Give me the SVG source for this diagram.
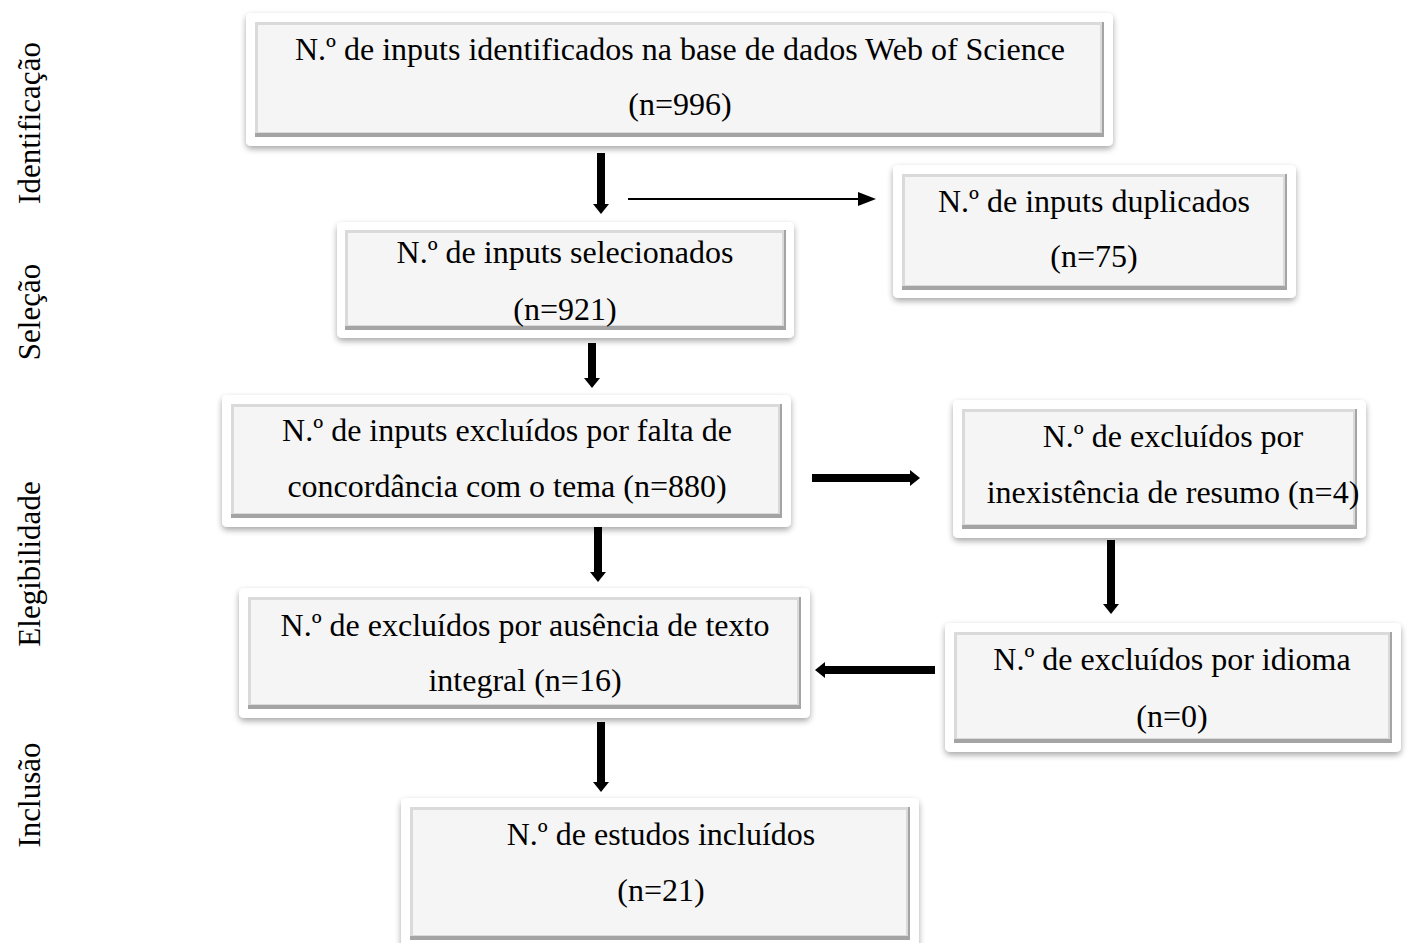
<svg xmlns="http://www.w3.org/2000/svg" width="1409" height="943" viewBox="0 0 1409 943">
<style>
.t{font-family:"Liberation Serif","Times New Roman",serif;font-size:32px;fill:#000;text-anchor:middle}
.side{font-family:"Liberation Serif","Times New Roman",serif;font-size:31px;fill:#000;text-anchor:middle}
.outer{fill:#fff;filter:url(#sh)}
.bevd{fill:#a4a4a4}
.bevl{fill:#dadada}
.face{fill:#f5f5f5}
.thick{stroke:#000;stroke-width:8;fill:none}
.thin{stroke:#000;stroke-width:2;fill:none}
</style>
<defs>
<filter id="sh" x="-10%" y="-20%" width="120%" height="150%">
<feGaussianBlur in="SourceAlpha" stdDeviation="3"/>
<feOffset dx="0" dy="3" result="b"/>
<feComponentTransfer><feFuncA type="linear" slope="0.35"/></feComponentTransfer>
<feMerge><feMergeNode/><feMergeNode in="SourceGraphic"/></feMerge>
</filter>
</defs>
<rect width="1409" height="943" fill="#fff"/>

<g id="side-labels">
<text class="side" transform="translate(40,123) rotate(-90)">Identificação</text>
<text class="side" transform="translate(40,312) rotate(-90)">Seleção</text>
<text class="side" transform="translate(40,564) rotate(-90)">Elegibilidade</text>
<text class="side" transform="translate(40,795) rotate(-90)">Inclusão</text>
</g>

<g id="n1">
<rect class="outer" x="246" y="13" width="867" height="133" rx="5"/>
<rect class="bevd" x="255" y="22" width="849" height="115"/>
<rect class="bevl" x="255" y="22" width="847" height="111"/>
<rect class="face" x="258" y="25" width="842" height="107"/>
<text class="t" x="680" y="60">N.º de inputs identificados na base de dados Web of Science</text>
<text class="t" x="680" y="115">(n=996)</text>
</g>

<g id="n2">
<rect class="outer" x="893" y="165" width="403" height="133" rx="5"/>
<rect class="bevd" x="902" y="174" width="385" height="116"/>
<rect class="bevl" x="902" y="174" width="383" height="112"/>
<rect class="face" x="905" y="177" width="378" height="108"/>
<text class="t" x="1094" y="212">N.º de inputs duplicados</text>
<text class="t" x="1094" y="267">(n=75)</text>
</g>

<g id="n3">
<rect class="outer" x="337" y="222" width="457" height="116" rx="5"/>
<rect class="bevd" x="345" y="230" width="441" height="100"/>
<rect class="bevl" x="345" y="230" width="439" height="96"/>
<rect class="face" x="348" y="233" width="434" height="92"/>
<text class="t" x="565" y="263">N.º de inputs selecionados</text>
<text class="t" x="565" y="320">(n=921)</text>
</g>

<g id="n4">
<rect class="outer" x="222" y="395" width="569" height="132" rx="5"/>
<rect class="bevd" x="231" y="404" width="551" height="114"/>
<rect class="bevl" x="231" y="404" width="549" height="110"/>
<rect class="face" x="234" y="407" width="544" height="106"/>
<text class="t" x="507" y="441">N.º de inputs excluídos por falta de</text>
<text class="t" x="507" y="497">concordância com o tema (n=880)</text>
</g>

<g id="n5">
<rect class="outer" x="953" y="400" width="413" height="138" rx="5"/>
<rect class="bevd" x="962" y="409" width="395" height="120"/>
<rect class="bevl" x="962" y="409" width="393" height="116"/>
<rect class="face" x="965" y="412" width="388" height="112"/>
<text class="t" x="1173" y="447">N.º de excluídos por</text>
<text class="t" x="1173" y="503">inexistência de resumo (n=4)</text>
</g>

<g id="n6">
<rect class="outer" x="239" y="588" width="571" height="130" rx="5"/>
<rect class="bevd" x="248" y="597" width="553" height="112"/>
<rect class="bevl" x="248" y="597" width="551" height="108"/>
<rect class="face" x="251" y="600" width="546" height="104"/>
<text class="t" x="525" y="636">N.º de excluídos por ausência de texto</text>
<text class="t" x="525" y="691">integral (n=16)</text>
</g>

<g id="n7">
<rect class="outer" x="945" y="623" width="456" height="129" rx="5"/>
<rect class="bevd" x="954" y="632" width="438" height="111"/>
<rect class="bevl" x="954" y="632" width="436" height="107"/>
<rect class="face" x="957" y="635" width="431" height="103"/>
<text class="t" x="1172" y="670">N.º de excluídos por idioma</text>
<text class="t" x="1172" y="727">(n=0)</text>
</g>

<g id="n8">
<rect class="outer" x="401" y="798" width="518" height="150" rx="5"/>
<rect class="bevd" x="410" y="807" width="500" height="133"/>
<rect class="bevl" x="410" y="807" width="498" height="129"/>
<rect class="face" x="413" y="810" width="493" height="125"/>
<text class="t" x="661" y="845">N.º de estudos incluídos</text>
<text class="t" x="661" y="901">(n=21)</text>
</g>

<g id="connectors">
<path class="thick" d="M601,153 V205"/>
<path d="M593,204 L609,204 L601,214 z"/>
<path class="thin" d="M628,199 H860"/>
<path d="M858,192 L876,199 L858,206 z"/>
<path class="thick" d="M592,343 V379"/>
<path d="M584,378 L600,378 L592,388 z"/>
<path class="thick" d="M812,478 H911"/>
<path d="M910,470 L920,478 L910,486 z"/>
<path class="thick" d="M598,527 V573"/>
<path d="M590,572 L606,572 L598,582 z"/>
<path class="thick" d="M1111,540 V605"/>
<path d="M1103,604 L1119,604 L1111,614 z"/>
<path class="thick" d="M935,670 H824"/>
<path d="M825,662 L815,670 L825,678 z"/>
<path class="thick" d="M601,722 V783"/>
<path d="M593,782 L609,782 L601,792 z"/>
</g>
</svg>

--*--

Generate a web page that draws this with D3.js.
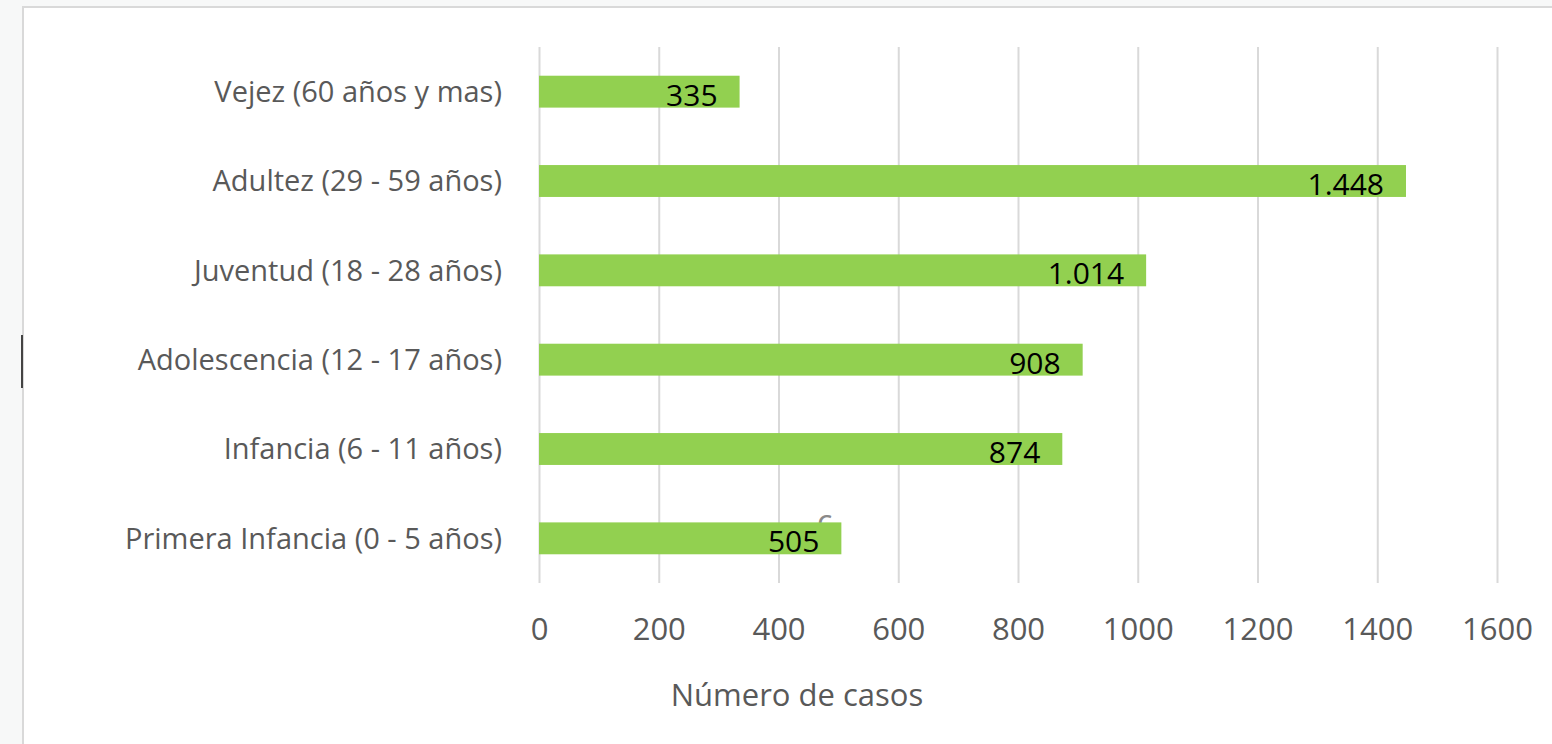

--*--

#### What you will do:
Go through the records above, find every line with the word "this", and list those lines.

#### Full output:
Give me the SVG source for this diagram.
Generate a web page that draws this with D3.js.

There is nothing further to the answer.